There is no question about the success of the enterprise. The Company of the Massachusetts Bay was indistinguishable from what came to be called simply the colony of Massachusetts. And the religious nature of the colony was secured by requiring that only male church members could vote in colony elections.
There were challenges to some aspects of the colony from Roger Williams, Anne Hutchinson, Quakers, and the freemen of the colony who demanded an elected body to represent them, but there was never any likelihood in New England that the colony would not succeed.
But that certainty was not the case in England. Sir Ferdinando Gorges, still hanging on to the remnants of the Council for New England, argued that the colony’s charter had been secretly obtained and started a campaign to have it annulled.

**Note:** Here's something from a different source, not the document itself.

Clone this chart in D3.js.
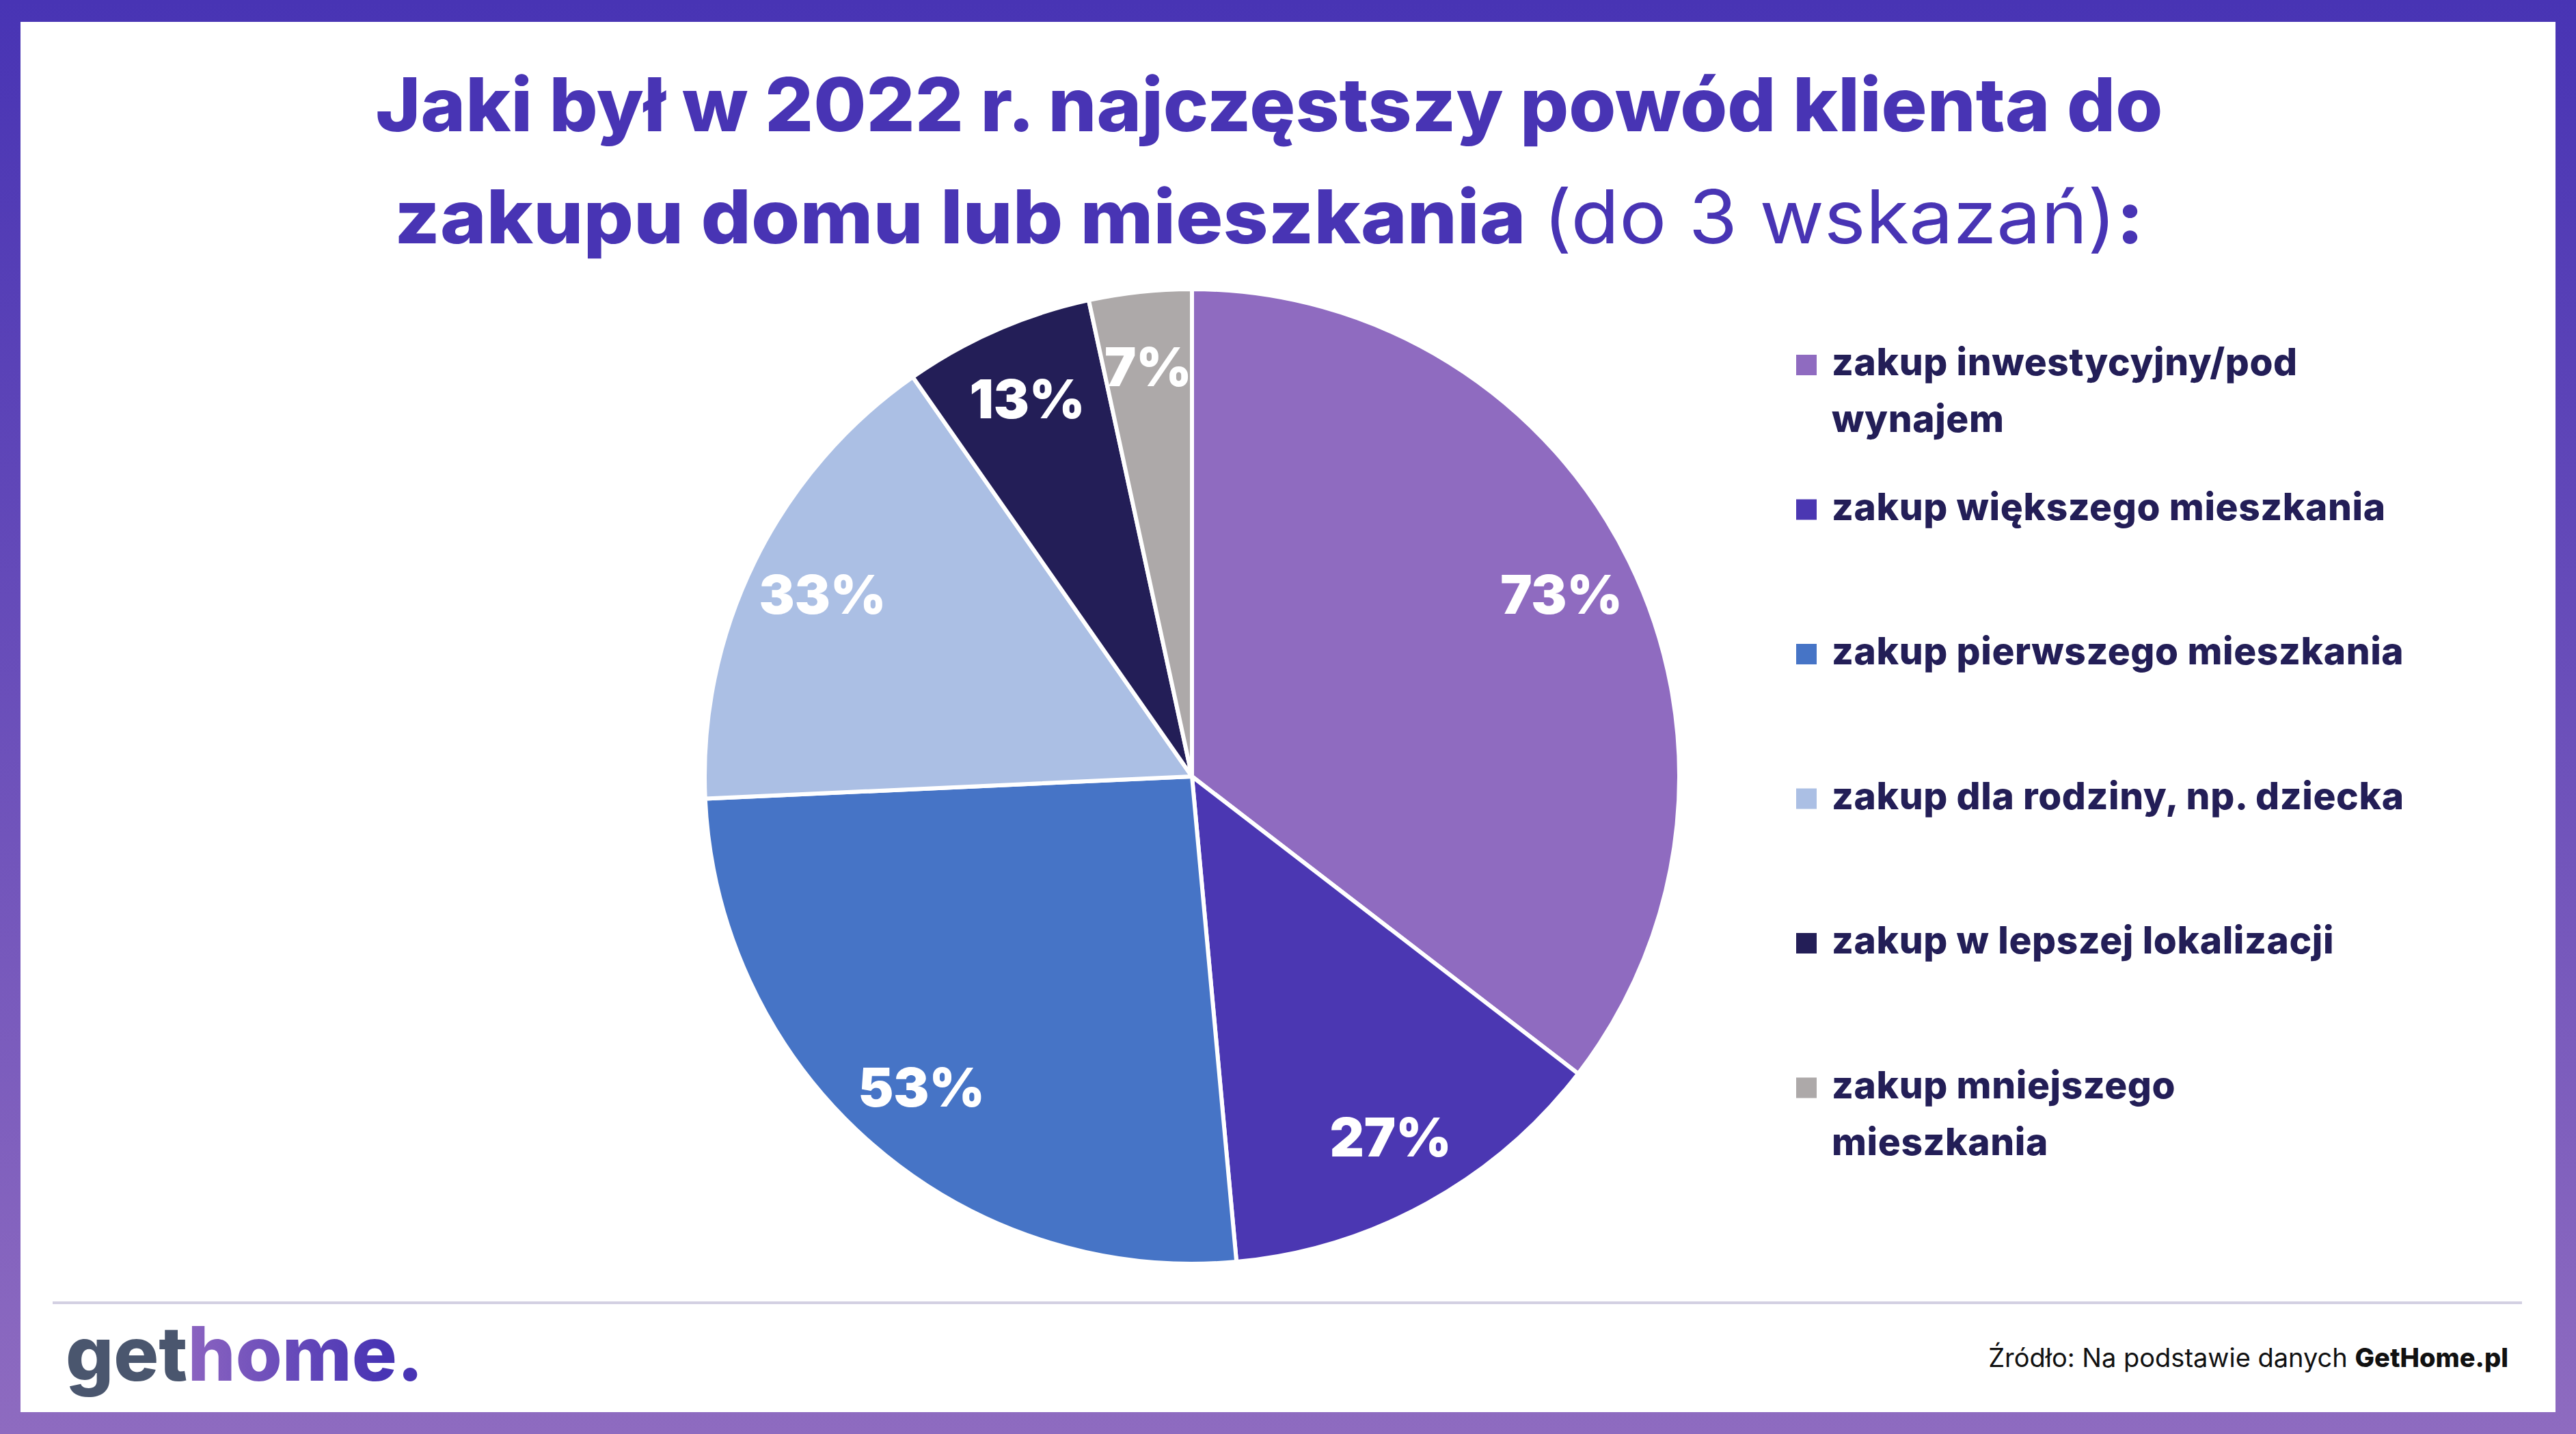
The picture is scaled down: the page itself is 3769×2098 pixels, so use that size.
<!DOCTYPE html>
<html>
<head>
<meta charset="utf-8">
<script src="https://cdn.jsdelivr.net/npm/d3@7"></script>
<style>
  body { margin: 0; background: #fff; }
  svg { display: block; }
  .tytul { font-family: Inter, "Noto Sans", sans-serif; fill: #4834b4; }
  .legenda-tekst { font-family: Inter, "Noto Sans", sans-serif; font-weight: 800; fill: #231e57; }
  .etykieta { font-family: Inter, "Noto Sans", sans-serif; font-weight: 900; fill: #fff; }
  .zrodlo { font-family: Inter, "Noto Sans", sans-serif; fill: #111; }
</style>
</head>
<body>
<div id="okvir"></div>
<script>
// podaci
const kategorije = [
  "zakup inwestycyjny/pod\nwynajem",
  "zakup większego mieszkania",
  "zakup pierwszego mieszkania",
  "zakup dla rodziny, np. dziecka",
  "zakup w lepszej lokalizacji",
  "zakup mniejszego\nmieszkania"
]
const vrijednosti = [73, 27, 53, 33, 13, 7]
const boje = ["#8f6bc0", "#4b37b2", "#4674c6", "#abbfe4", "#231e57", "#ada9a9"]

const naslovRed1 = "Jaki był w 2022 r. najczęstszy powód klienta do"
const naslovRed2 = "zakupu domu lub mieszkania "
const naslovDodatak = "(do 3 wskazań)"
const izvor = "Źródło: Na podstawie danych "
const izvorBold = "GetHome.pl"

function crtaj() {
  const dimenzije = { sirina: 3769, visina: 2098 }

  const okvir = d3.select("#okvir")
    .append("svg")
    .attr("width", dimenzije.sirina)
    .attr("height", dimenzije.visina)

  const defs = okvir.append("defs")
  const rubGrad = defs.append("linearGradient")
    .attr("id", "rub")
    .attr("x1", 0).attr("y1", 0).attr("x2", 0).attr("y2", 1)
  rubGrad.append("stop").attr("offset", "0%").attr("stop-color", "#4834b4")
  rubGrad.append("stop").attr("offset", "100%").attr("stop-color", "#8e6bc0")

  const logoGrad = defs.append("linearGradient")
    .attr("id", "logo-grad")
    .attr("gradientUnits", "userSpaceOnUse")
    .attr("x1", 280).attr("x2", 560).attr("y1", 0).attr("y2", 0)
  logoGrad.append("stop").attr("offset", "0%").attr("stop-color", "#8a63c0")
  logoGrad.append("stop").attr("offset", "100%").attr("stop-color", "#4834b4")

  // okvir
  okvir.append("rect")
    .attr("width", dimenzije.sirina)
    .attr("height", dimenzije.visina)
    .attr("fill", "url(#rub)")
  okvir.append("rect")
    .attr("x", 30).attr("y", 32)
    .attr("width", 3709).attr("height", 2034)
    .attr("fill", "#fff")

  // naslov
  const t1 = okvir.append("text")
    .attr("class", "tytul")
    .attr("x", 1857).attr("y", 192)
    .attr("text-anchor", "middle")
    .style("font-size", "108px")
    .style("font-weight", 800)
    .text(naslovRed1)

  const t2 = okvir.append("text")
    .attr("class", "tytul")
    .attr("x", 1857).attr("y", 356)
    .attr("text-anchor", "middle")
    .style("font-size", "108px")
  t2.append("tspan").style("font-weight", 800).text(naslovRed2)
  t2.append("tspan").style("font-weight", 400).text(naslovDodatak)
  t2.append("tspan").style("font-weight", 800).text(":")

  // sirine naslova prema referenci
  t1.attr("textLength", 2615).attr("lengthAdjust", "spacingAndGlyphs")
  t2.attr("textLength", 2560).attr("lengthAdjust", "spacingAndGlyphs")

  // pita
  const centar = [1744, 1136]
  const radijus = 713

  const pitaGenerator = d3.pie().sort(null).value(d => d)
  const lukovi = pitaGenerator(vrijednosti)

  const lukGenerator = d3.arc().innerRadius(0).outerRadius(radijus)
  const lukEtiketa = d3.arc().innerRadius(radijus * 0.845).outerRadius(radijus * 0.845)

  const pita = okvir.append("g")
    .attr("transform", `translate(${centar[0]}, ${centar[1]})`)

  pita.selectAll(".krisku")
    .data(lukovi)
    .enter().append("path")
      .attr("class", "krisku")
      .attr("d", lukGenerator)
      .attr("fill", (d, i) => boje[i])
      .attr("stroke", "#fff")
      .attr("stroke-width", 6)
      .attr("stroke-linejoin", "round")

  pita.selectAll(".etykieta")
    .data(lukovi)
    .enter().append("text")
      .attr("class", "etykieta")
      .attr("transform", d => `translate(${lukEtiketa.centroid(d)})`)
      .attr("text-anchor", "middle")
      .attr("dominant-baseline", "central")
      .style("font-size", "78px")
      .text(d => `${d.data}%`)

  // legenda
  const legendaX = 2628
  const legendaY = 549
  const legendaKorak = 211.5
  const kvadrat = 30

  const legenda = okvir.append("g")
  const stavke = legenda.selectAll(".stavka")
    .data(kategorije)
    .enter().append("g")
      .attr("class", "stavka")
      .attr("transform", (d, i) => `translate(${legendaX}, ${legendaY + i * legendaKorak})`)

  stavke.append("rect")
    .attr("x", 0).attr("y", -kvadrat)
    .attr("width", kvadrat).attr("height", kvadrat)
    .attr("fill", (d, i) => boje[i])

  stavke.append("text")
    .attr("class", "legenda-tekst")
    .style("font-size", "55px")
    .style("letter-spacing", "0.6px")
    .selectAll("tspan")
    .data(d => d.split("\n"))
    .enter().append("tspan")
      .attr("x", 52)
      .attr("y", (d, i) => i * 83)
      .text(d => d)

  // linija i podnozje
  okvir.append("line")
    .attr("x1", 77).attr("x2", 3690)
    .attr("y1", 1906).attr("y2", 1906)
    .attr("stroke", "#d3d0e2")
    .attr("stroke-width", 4)

  const logo = okvir.append("text")
    .attr("x", 96).attr("y", 2020)
    .style("font-family", "Inter, 'Noto Sans', sans-serif")
    .style("font-weight", 800)
    .style("font-size", "110px")
  logo.append("tspan").attr("fill", "#4a566e").text("get")
  logo.append("tspan").attr("fill", "url(#logo-grad)").text("home")
  logo.append("tspan").attr("fill", "#4834b4").text(".")

  const zrodlo = okvir.append("text")
    .attr("class", "zrodlo")
    .attr("x", 3670).attr("y", 2000)
    .attr("text-anchor", "end")
    .style("font-size", "38px")
  zrodlo.append("tspan").style("font-weight", 400).text(izvor)
  zrodlo.append("tspan").style("font-weight", 800).text(izvorBold)
}
crtaj()
</script>
</body>
</html>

To the same end in 1635, the council gave up its own charter and requested that the king reassign the disputed territory to eight members of the former Council for New England. The outbreak of the English Civil War, or Puritan Revolution, in 1640, however, prevented any of the grants except the one for Maine from being made.
By the time of the Restoration of the Stuart monarchy in 1660, Gorges had died, the Council of New England had passed from the scene, and Massachusetts had become too powerful and too independent to be easily tamed.
Control of Commerce
With the Restoration, England commenced a colonial policy that stressed the importance of commerce in the empire and the necessity of England’s control of that commerce for the greater good of the mother country.
Massachusetts viewed such a policy as interference in its self-styled independence. When England decided to oust the Dutch from New Netherland in 1664, the leaders of the expedition were ordered to investigate the situation in New England. Their report was especially critical of Massachusetts, but through delay and avoidance the colony managed to escape serious ramifications.
England tried again in 1676, when it sent over Edward Randolph. Randolph’s report was more damaging than the previous commissioners’ account, and the English government felt compelled to act.
It ordered the colony to send representatives to negotiate a settlement, but when England determined that the colony had not lived up to its agreements, it commenced legal action against the original charter as the only method whereby Massachusetts could be brought under control.
England completed the effort in 1684, and the courts annulled the original 1629 charter. The colony existed dependently until it was incorporated into the Dominion of New England in 1686. In the aftermath of the Glorious Revolution in England, Massachusetts received a new charter in 1691 as a royal colony, the Province of Massachusetts Bay.
The Puritan old guard were displeased, but by the end of the 17th century the original charter had generally outlived its usefulness, as perhaps demonstrated by the Salem witchcraft trials.
The more practical and forward-looking portion of the colonists recognized that future growth and prosperity lay with a royal charter, the institution of a property qualification for the vote, and a more cooperative relationship with English authority. Those whose ancestors had migrated as Puritans under the 1629 charter had become the Yankees of the 1691 charter. They and their colony were ready for the 18th century.